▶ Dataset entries

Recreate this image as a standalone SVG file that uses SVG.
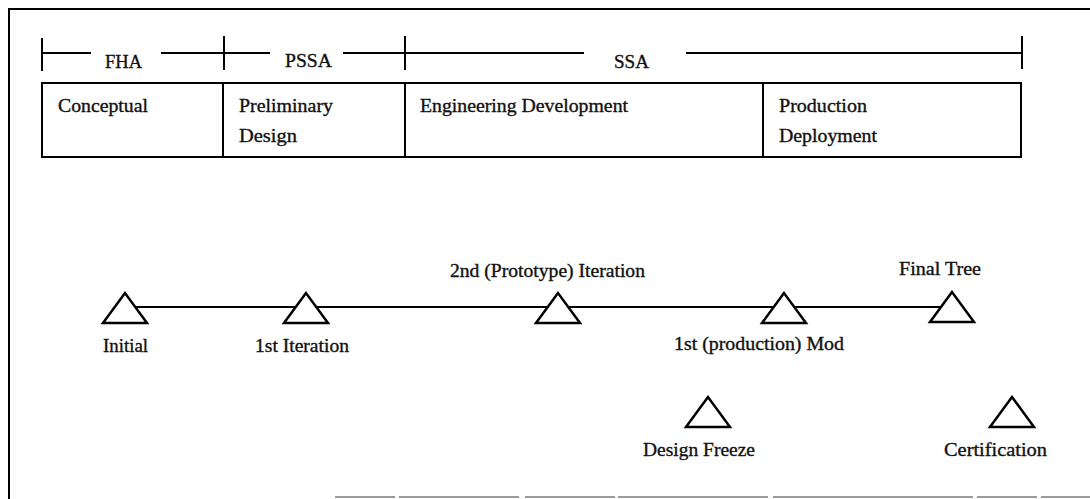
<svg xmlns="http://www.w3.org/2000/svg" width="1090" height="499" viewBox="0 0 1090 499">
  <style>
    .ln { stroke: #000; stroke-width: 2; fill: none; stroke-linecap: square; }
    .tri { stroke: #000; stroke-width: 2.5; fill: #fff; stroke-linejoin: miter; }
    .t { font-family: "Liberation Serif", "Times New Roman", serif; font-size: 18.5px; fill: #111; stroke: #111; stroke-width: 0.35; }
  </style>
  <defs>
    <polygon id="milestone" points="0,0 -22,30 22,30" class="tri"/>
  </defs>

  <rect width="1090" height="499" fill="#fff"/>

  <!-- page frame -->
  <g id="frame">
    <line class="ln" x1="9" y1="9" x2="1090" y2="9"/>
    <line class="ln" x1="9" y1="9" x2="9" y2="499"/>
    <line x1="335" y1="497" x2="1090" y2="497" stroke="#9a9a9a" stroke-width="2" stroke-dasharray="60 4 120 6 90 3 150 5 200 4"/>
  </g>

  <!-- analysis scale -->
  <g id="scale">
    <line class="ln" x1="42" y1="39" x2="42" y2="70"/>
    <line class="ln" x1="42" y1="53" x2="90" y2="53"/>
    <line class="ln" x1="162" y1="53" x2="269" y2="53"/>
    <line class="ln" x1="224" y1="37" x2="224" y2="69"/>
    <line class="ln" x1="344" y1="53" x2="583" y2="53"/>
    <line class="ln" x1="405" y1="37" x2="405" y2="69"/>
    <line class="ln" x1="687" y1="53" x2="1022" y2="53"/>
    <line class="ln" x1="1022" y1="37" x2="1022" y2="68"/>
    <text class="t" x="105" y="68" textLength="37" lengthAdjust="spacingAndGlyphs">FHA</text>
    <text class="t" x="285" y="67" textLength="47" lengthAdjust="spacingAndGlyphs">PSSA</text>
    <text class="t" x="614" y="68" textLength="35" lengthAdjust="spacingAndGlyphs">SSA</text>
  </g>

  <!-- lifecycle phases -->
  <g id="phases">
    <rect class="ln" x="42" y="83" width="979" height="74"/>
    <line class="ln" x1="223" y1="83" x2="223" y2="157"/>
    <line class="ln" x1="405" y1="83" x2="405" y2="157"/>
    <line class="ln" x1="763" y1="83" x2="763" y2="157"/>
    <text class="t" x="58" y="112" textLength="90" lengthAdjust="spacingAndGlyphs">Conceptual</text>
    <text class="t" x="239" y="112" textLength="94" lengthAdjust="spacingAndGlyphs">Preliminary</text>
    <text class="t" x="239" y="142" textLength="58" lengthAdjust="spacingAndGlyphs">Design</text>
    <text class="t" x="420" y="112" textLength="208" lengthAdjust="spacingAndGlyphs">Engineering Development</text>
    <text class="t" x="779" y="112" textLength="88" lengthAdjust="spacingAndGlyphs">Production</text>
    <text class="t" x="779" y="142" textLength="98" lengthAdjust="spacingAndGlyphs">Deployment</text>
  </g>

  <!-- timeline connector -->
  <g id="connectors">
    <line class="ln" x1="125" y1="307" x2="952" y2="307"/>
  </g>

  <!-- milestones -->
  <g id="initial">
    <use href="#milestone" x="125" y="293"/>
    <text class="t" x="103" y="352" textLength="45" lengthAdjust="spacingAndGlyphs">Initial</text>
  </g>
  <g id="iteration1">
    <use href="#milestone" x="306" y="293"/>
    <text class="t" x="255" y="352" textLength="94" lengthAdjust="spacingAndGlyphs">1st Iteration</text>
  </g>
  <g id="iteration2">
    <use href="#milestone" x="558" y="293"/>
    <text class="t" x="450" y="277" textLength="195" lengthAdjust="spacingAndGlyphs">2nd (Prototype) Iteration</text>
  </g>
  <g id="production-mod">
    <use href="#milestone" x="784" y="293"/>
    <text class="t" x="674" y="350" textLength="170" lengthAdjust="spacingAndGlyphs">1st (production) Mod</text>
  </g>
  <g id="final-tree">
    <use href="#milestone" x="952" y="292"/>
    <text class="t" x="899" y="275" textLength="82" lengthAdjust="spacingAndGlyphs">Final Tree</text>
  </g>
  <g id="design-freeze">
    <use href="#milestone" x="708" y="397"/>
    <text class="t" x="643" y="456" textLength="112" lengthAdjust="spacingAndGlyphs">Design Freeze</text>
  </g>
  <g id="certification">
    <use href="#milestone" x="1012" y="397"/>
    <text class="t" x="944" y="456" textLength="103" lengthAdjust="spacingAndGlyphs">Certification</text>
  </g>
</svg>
* * *
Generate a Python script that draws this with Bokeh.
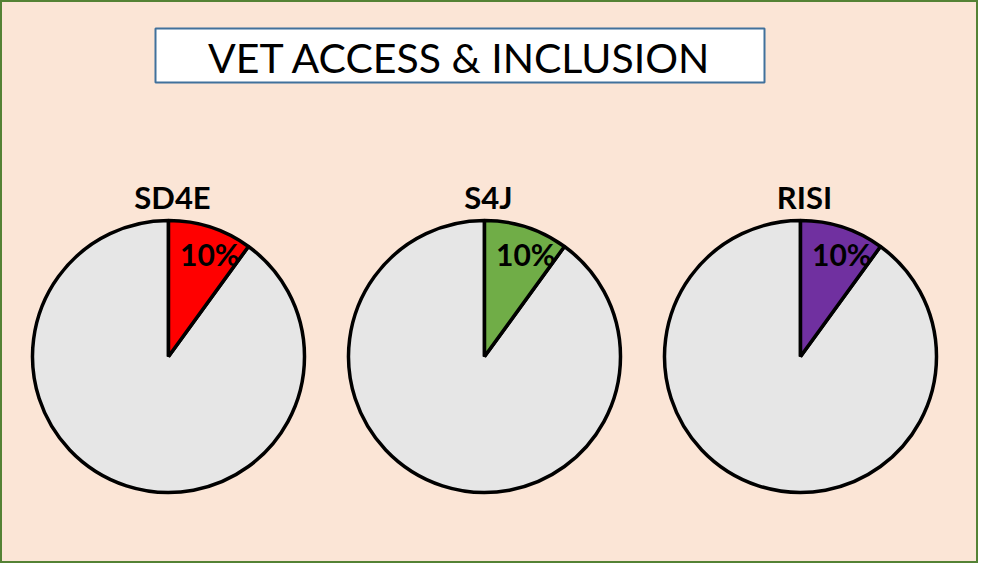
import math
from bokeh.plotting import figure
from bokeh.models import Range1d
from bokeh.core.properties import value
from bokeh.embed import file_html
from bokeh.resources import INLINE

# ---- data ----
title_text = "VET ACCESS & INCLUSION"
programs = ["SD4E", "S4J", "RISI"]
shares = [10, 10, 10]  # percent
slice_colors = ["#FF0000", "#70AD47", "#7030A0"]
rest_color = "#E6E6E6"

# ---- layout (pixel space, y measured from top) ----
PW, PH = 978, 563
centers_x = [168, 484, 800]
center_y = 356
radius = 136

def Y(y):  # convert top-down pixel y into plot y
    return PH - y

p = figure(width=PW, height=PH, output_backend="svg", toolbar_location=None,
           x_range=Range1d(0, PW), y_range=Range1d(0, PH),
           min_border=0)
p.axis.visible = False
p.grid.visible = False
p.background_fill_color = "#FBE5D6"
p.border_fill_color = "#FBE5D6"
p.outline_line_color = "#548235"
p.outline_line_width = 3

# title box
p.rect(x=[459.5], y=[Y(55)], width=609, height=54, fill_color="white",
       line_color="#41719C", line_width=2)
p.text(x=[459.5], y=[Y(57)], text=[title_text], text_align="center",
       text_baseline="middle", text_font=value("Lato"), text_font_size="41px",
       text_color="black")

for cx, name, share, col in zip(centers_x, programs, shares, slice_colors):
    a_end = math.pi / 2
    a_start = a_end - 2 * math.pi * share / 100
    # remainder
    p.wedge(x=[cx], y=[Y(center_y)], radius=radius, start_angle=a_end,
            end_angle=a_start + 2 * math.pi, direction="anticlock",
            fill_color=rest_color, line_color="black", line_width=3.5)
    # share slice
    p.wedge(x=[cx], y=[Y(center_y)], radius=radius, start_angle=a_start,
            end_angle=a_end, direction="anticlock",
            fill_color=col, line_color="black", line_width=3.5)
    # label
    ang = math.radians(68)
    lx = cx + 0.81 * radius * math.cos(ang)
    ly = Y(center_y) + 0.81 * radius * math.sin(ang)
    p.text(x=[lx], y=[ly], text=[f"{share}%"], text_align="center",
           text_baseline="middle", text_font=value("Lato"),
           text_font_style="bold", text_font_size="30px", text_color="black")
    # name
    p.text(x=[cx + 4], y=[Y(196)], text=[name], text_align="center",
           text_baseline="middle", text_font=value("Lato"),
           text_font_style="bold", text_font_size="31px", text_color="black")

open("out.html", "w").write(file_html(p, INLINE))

▶ DIRECTIONS
Of the lines above, how many include the word "that"? Reply with the number alone.

▶ SOLUTION TO THIS TASK
2